Restate all the material verbatim, except for the pictures.

────────────────────────────────────────

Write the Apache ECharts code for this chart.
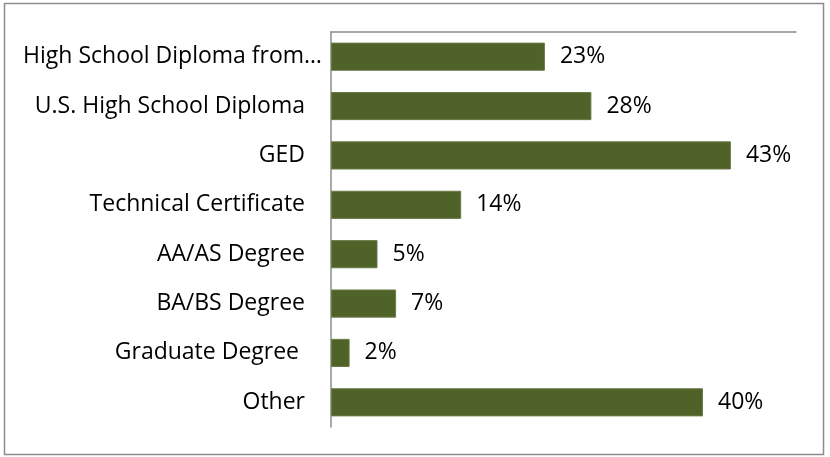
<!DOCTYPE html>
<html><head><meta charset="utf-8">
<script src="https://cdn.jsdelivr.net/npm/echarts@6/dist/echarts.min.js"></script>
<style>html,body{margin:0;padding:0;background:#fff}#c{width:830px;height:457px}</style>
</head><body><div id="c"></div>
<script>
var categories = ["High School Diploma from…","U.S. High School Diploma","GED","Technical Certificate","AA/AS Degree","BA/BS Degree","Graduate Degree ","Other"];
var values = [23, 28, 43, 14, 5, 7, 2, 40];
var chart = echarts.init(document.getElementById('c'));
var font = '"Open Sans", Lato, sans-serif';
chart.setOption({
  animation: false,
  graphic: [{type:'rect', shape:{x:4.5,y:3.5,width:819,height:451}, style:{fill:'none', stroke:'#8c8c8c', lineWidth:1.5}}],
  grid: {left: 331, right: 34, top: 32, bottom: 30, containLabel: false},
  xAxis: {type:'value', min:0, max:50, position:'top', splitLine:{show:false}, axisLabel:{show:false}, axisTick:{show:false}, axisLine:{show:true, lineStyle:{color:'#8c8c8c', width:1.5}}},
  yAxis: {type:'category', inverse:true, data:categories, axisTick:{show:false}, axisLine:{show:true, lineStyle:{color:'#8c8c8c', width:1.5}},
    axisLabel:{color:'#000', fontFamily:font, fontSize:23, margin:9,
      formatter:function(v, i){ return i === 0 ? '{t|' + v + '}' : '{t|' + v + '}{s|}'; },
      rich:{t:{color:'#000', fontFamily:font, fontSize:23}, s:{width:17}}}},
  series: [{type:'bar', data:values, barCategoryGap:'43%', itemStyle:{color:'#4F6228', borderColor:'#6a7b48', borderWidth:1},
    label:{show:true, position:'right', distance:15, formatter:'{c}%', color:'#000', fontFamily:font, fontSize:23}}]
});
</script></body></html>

────────────────────────────────────────

◆ **Task response**
Write the Apache ECharts code for this chart.
<!DOCTYPE html>
<html><head><meta charset="utf-8">
<script src="https://cdn.jsdelivr.net/npm/echarts@6/dist/echarts.min.js"></script>
<style>html,body{margin:0;padding:0;background:#fff}#c{width:830px;height:457px}</style>
</head><body><div id="c"></div>
<script>
var categories = ["High School Diploma from…","U.S. High School Diploma","GED","Technical Certificate","AA/AS Degree","BA/BS Degree","Graduate Degree ","Other"];
var values = [23, 28, 43, 14, 5, 7, 2, 40];
var chart = echarts.init(document.getElementById('c'));
var font = '"Open Sans", Lato, sans-serif';
chart.setOption({
  animation: false,
  graphic: [{type:'rect', shape:{x:4.5,y:3.5,width:819,height:451}, style:{fill:'none', stroke:'#8c8c8c', lineWidth:1.5}}],
  grid: {left: 331, right: 34, top: 32, bottom: 30, containLabel: false},
  xAxis: {type:'value', min:0, max:50, position:'top', splitLine:{show:false}, axisLabel:{show:false}, axisTick:{show:false}, axisLine:{show:true, lineStyle:{color:'#8c8c8c', width:1.5}}},
  yAxis: {type:'category', inverse:true, data:categories, axisTick:{show:false}, axisLine:{show:true, lineStyle:{color:'#8c8c8c', width:1.5}},
    axisLabel:{color:'#000', fontFamily:font, fontSize:23, margin:9,
      formatter:function(v, i){ return i === 0 ? '{t|' + v + '}' : '{t|' + v + '}{s|}'; },
      rich:{t:{color:'#000', fontFamily:font, fontSize:23}, s:{width:17}}}},
  series: [{type:'bar', data:values, barCategoryGap:'43%', itemStyle:{color:'#4F6228', borderColor:'#6a7b48', borderWidth:1},
    label:{show:true, position:'right', distance:15, formatter:'{c}%', color:'#000', fontFamily:font, fontSize:23}}]
});
</script></body></html>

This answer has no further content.